I have a few happy places, places I’ve visited that have become memories for me to return to again and again. I close my eyes, and, depending on my mood, if I need a break from the reality of the moment or just a mental health pick-me-up, I go back there in my mind.
Jeff and I traveled to and in Ireland, in 1997, for nine days. One of the stops we made was for lunch, in a small restaurant overlooking a small river. The restaurant stood by the side of the road, with a parking lot next to it. However, the back of it sat on stilts right next to the river. It had rustic dark brown wooden tables and chairs, uneven, rough-hewn wooden floors and large windows.
I had lamb, which was enjoyable, I think, because I didn’t have a single disappointing meal in Ireland, but honestly, I don’t remember. Jeff had salmon cooked inside phyllo dough — I had just one bite of it, and although I don’t care for fish, it was so delicious that I still vividly recollect the taste of that salmon. What I also remember, because it happened with almost every meal, was a waitress walking around with a basket of baked potatoes and offering them us, even though most of us already had a potato side dish on the plate in front of us. And the coleslaw on our plates, which also appeared whether we asked for it or not, was ridiculously great tasting.

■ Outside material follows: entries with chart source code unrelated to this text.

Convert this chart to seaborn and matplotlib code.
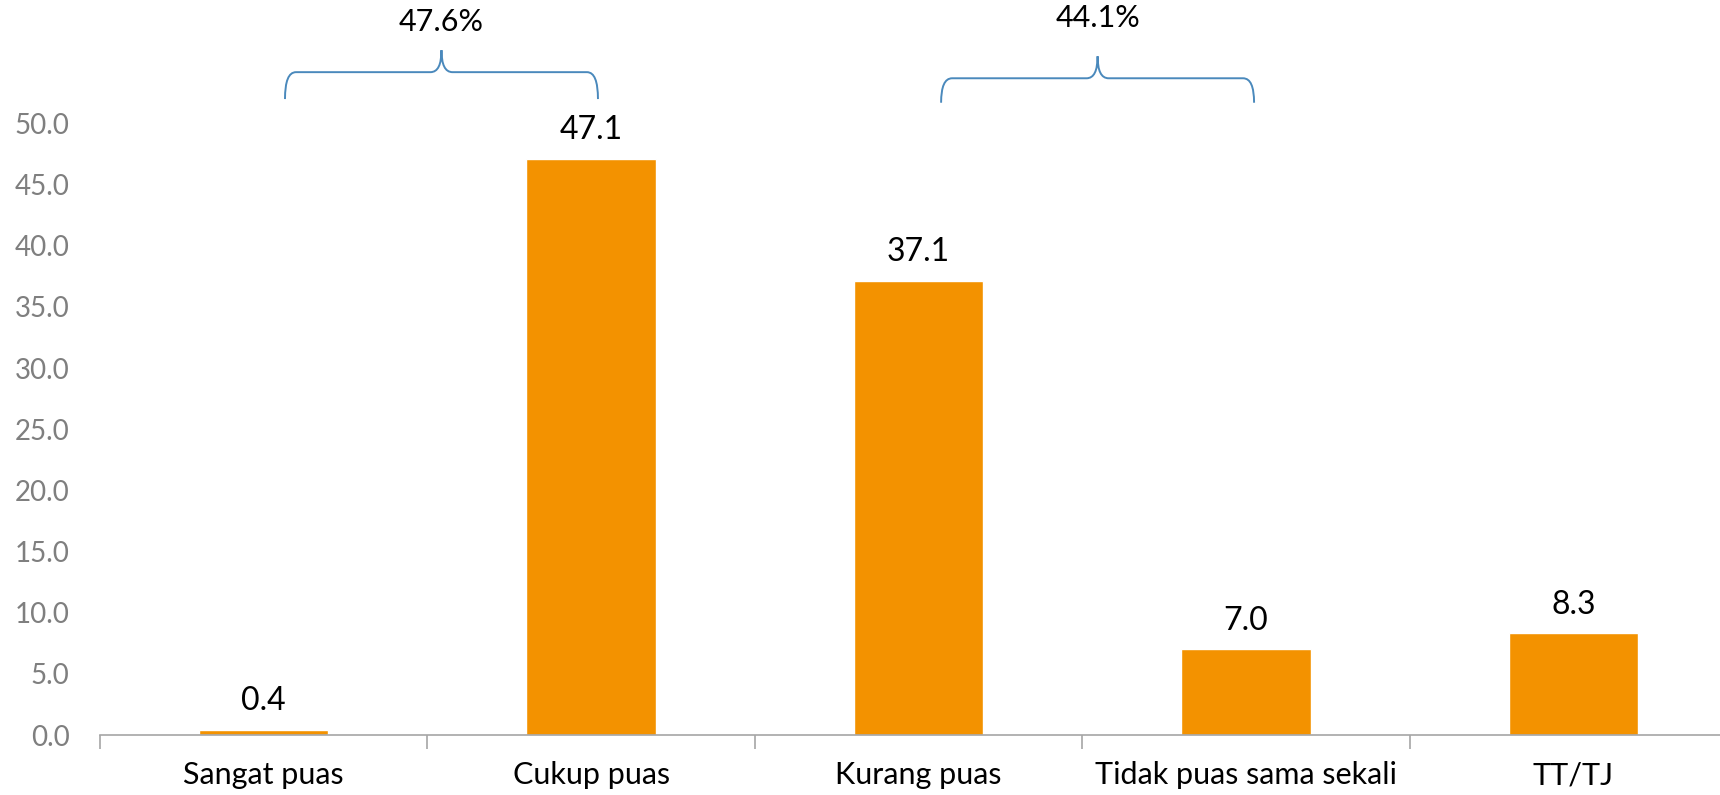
import numpy as np
import matplotlib
matplotlib.use("Agg")
import matplotlib.pyplot as plt
from matplotlib.path import Path
from matplotlib.patches import PathPatch
import seaborn as sns

# Survey responses (%)
categories = ["Sangat puas", "Cukup puas", "Kurang puas", "Tidak puas sama sekali", "TT/TJ"]
values = [0.4, 47.1, 37.1, 7.0, 8.3]

# Grouped totals shown above the braces
group_labels = ["47.6%", "44.1%"]

BAR_COLOR = "#F39200"
BRACE_COLOR = "#4A89BC"
AXIS_GRAY = "#A6A6A6"
TICK_GRAY = "#7F7F7F"

sns.set_theme(style="white")
plt.rcParams["font.family"] = ["Lato", "DejaVu Sans"]

fig = plt.figure(figsize=(17.2, 7.95), dpi=100)
ax = fig.add_axes([100 / 1720, 60 / 795, 1637 / 1720, 735 / 795])

sns.barplot(x=categories, y=values, color=BAR_COLOR, width=0.395,
            saturation=1, ax=ax)

ax.set_xlim(-0.5, len(categories) - 0.5)
ax.set_ylim(0, 60.1)
ax.set_xlabel("")
ax.set_ylabel("")

# y axis: labels only
yticks = np.arange(0, 50.1, 5)
ax.set_yticks(yticks)
ax.set_yticklabels([f"{v:.1f}" for v in yticks])
ax.tick_params(axis="y", length=0, pad=22, labelsize=20, labelcolor=TICK_GRAY)

# x axis: tick marks between categories, labels centred on bars
ax.set_xticks(np.arange(-0.5, len(categories) + 0.5, 1))
ax.set_xticklabels([])
ax.set_xticks(np.arange(len(categories)), minor=True)
ax.set_xticklabels(categories, minor=True)
ax.tick_params(axis="x", which="major", length=10, width=1.2, color=AXIS_GRAY,
               direction="out", bottom=True)
ax.tick_params(axis="x", which="minor", length=0, pad=19, labelsize=22,
               labelcolor="black", bottom=True)

for side in ["top", "right", "left"]:
    ax.spines[side].set_visible(False)
ax.spines["bottom"].set_color(AXIS_GRAY)
ax.spines["bottom"].set_linewidth(1.2)
ax.grid(False)

for container in ax.containers:
    ax.bar_label(container, labels=[f"{v:.1f}" for v in values],
                 padding=10, fontsize=23, color="black")


def draw_brace(ax, x0, x1, y_end, y_mid, y_tip, color):
    """Horizontal curly brace opening downward, tip pointing up."""
    xc = (x0 + x1) / 2
    r = 0.035 * (x1 - x0)
    verts = [
        (x0, y_end),
        (x0, y_mid), (x0 + r, y_mid),
        (xc - r, y_mid),
        (xc, y_mid), (xc, y_tip),
        (xc, y_mid), (xc + r, y_mid),
        (x1 - r, y_mid),
        (x1, y_mid), (x1, y_end),
    ]
    codes = [
        Path.MOVETO,
        Path.CURVE3, Path.CURVE3,
        Path.LINETO,
        Path.CURVE3, Path.CURVE3,
        Path.CURVE3, Path.CURVE3,
        Path.LINETO,
        Path.CURVE3, Path.CURVE3,
    ]
    ax.add_patch(PathPatch(Path(verts, codes), facecolor="none",
                           edgecolor=color, linewidth=1.4, clip_on=False))


brace_geom = [
    # (left, right, end y, bar y, tip y, label y)
    (0.065, 1.021, 52.0, 54.2, 56.0, 58.3),
    (2.069, 3.025, 51.7, 53.7, 55.5, 58.6),
]
for (x0, x1, ye, ym, yt, yl), label in zip(brace_geom, group_labels):
    draw_brace(ax, x0, x1, ye, ym, yt, BRACE_COLOR)
    ax.text((x0 + x1) / 2, yl, label, ha="center", va="center",
            fontsize=22, color="black", clip_on=False)

fig.savefig("out.png", dpi=100)
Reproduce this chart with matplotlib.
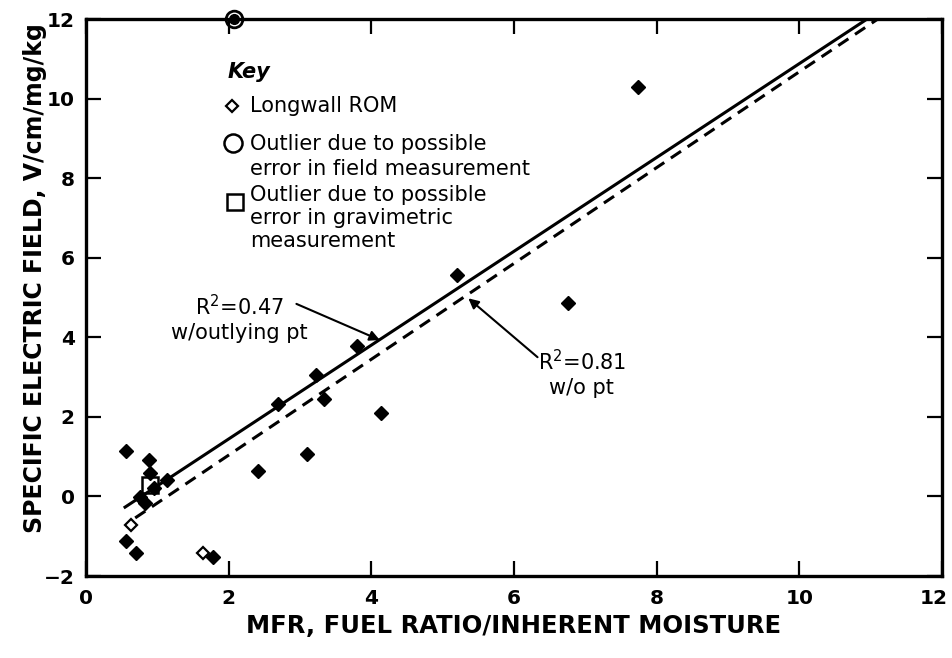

After lunch, we had a few minutes to just relax and walk around. I went down to the bank of the river. It was a grey, overcast day. I looked down at the clear water running by, over the different shades of gray, round pebbles that made up the bed and the bank of the river. I took a deep breath of the cool spring air, listening to the gurgling of the river and made myself memorize the sight, the sounds, the way I felt — simply peaceful, surrounded by beauty and my beloved cool, cloudy weather.
There were other near-magical places in Ireland, many other places and experiences, like the smell and look of the blooming gorse bush (little yellow flowers, with the smell of honey and pear with a touch of peach, with large, wickedly sharp nettles). The gorse bush only blooms in May, the time we were there, and the countryside was awash in that bright, warm colors. Of course, every time I touched it, I thought of Winnie-the-Pooh, and how the poor bear would fall into the bush, only to emerge covered in its long needles like a pin cushion. And the green of the rolling hills, that famous green that was everywhere — in the moss that covered tree trunks, wooden fences, rocks, and, of course, the green of the grass and leaves. Plus, the people often wore shades of green. Being a proud writer, I had a tiny mental melt down on my third day because I ran out of words for green in my journal.
My other happy place gathered from my travels is New Zealand. It’s not a secret that I am in love with that country and its people. Like Ireland, it’s a place of incredible, unbelievable beauty; and like Ireland, its people were, for the most part, open and friendly.
We were there around late-December in 2017. We saved up, pooled our resources, and got a great deal on flights, so we were able to take the whole family. Jeff and I were joined by our children, Riva, 18 years old at the time, and Sam, 15 years old. Among the many wonderful places in New Zealand, one place and one experience stood out as simply magnificent. Christmas Eve and then Christmas Day we spent aboard a ship called The Fiordland Explorer, in Doubtful Sound (not technically a true sound, but more of a fiord from the ocean). It was already something special to wake up to a pod of dolphins racing by the side of the boat, but then, after breakfast, the captain asked everyone to go upstairs and outside of the cabins. There, he asked us not to take any photographs or use our smartphones (or any electronic device) for the next 10 minutes, then he turned off the ship’s engine and the generators. We were on clear, deep dark blue water, surrounded by mountains rising up from the water dotted by small waterfalls and covered by a primordial forests. At first, it seemed completely silent — no sound at all, but then the sounds emerged, first the sounds of water gently lapping against the sides of the ship and then bird songs. Ten minutes of this blessed, astounding, remarkable, ancient silence — a silence of nature of earth. And my heart was overflowing with … what? Every positive emotion, and awe — in the truest and purest form of that word.
Those are two of my happy places, where I go whenever I’m in need of a mental break or a bit of relaxation from the rush and chaos of life. What are yours? Where do you go, in your mind, when you want to escape the occasional bleakness of every day existence? Where is your happy place?